▶ Your objective
From the first line of the data below through the line bearing "(910,243) rectangle (1100,526);", reproduce each line exactly; do not include pictures.

start

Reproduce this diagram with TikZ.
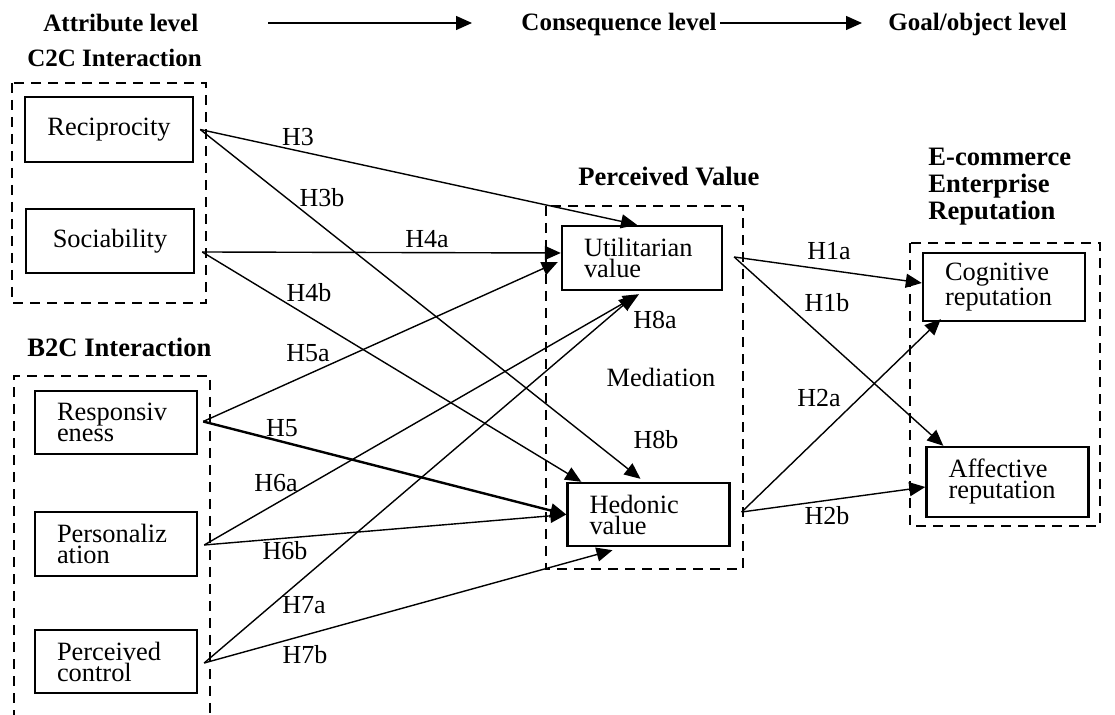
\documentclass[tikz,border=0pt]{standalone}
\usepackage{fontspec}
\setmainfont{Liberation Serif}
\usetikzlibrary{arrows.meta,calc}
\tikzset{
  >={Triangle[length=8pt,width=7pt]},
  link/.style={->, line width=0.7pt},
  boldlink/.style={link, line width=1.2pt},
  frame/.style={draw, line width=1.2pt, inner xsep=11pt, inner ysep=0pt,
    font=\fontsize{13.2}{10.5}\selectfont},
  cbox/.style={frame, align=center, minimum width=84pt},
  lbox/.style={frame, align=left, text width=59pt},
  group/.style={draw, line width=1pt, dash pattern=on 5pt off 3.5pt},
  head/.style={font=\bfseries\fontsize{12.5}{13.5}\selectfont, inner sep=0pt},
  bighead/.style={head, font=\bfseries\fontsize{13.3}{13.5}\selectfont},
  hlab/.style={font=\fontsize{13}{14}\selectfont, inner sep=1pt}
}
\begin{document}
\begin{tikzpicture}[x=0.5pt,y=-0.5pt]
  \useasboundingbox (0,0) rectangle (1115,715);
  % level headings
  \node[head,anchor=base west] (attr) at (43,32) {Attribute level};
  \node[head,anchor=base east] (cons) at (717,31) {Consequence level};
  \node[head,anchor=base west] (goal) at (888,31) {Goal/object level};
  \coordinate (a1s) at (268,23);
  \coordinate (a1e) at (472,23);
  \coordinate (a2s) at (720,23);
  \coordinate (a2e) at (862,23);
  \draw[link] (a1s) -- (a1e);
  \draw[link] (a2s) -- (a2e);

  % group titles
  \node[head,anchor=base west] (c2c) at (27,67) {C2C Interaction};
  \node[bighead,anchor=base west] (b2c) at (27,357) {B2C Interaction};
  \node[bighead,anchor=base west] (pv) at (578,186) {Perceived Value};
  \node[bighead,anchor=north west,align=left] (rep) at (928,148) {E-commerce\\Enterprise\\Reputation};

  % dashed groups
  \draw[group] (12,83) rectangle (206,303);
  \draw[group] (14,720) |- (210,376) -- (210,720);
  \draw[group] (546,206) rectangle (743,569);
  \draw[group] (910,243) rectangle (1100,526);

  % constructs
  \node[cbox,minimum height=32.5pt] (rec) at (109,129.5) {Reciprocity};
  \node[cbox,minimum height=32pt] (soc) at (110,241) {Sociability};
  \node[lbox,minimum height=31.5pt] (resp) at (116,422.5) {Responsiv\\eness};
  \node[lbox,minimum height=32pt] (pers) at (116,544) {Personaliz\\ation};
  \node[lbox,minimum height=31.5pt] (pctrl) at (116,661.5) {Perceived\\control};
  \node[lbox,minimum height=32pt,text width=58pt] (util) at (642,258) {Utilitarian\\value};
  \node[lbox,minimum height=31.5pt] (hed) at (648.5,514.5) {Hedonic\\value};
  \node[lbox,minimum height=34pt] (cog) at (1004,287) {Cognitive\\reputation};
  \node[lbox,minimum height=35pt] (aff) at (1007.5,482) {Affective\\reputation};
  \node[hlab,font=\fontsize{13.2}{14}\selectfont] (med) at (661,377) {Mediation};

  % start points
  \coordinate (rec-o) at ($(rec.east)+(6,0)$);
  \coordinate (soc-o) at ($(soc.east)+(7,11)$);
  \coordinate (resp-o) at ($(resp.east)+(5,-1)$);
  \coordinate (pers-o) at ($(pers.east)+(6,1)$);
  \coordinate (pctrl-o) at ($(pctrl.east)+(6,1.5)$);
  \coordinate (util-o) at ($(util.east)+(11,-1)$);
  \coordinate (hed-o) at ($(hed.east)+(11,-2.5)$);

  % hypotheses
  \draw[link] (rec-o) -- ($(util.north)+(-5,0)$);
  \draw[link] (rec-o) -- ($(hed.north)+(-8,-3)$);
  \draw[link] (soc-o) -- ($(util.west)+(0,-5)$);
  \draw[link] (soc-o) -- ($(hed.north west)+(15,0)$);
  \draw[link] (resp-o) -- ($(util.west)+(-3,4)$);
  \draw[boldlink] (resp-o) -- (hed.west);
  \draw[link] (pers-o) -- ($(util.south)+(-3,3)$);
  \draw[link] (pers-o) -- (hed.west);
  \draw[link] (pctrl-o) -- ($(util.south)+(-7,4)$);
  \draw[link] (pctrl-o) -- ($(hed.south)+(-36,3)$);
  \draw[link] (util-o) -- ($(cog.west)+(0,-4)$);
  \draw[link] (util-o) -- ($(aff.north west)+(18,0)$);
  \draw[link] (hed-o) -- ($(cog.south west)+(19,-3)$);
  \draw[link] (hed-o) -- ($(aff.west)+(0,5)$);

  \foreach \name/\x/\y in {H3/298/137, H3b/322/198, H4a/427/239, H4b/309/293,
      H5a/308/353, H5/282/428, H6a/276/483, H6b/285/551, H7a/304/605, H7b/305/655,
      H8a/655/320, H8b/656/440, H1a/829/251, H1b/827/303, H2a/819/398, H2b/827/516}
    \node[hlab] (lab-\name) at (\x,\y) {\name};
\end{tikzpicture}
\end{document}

end

▶ Complete answer
Reproduce this diagram with TikZ.
\documentclass[tikz,border=0pt]{standalone}
\usepackage{fontspec}
\setmainfont{Liberation Serif}
\usetikzlibrary{arrows.meta,calc}
\tikzset{
  >={Triangle[length=8pt,width=7pt]},
  link/.style={->, line width=0.7pt},
  boldlink/.style={link, line width=1.2pt},
  frame/.style={draw, line width=1.2pt, inner xsep=11pt, inner ysep=0pt,
    font=\fontsize{13.2}{10.5}\selectfont},
  cbox/.style={frame, align=center, minimum width=84pt},
  lbox/.style={frame, align=left, text width=59pt},
  group/.style={draw, line width=1pt, dash pattern=on 5pt off 3.5pt},
  head/.style={font=\bfseries\fontsize{12.5}{13.5}\selectfont, inner sep=0pt},
  bighead/.style={head, font=\bfseries\fontsize{13.3}{13.5}\selectfont},
  hlab/.style={font=\fontsize{13}{14}\selectfont, inner sep=1pt}
}
\begin{document}
\begin{tikzpicture}[x=0.5pt,y=-0.5pt]
  \useasboundingbox (0,0) rectangle (1115,715);
  % level headings
  \node[head,anchor=base west] (attr) at (43,32) {Attribute level};
  \node[head,anchor=base east] (cons) at (717,31) {Consequence level};
  \node[head,anchor=base west] (goal) at (888,31) {Goal/object level};
  \coordinate (a1s) at (268,23);
  \coordinate (a1e) at (472,23);
  \coordinate (a2s) at (720,23);
  \coordinate (a2e) at (862,23);
  \draw[link] (a1s) -- (a1e);
  \draw[link] (a2s) -- (a2e);

  % group titles
  \node[head,anchor=base west] (c2c) at (27,67) {C2C Interaction};
  \node[bighead,anchor=base west] (b2c) at (27,357) {B2C Interaction};
  \node[bighead,anchor=base west] (pv) at (578,186) {Perceived Value};
  \node[bighead,anchor=north west,align=left] (rep) at (928,148) {E-commerce\\Enterprise\\Reputation};

  % dashed groups
  \draw[group] (12,83) rectangle (206,303);
  \draw[group] (14,720) |- (210,376) -- (210,720);
  \draw[group] (546,206) rectangle (743,569);
  \draw[group] (910,243) rectangle (1100,526);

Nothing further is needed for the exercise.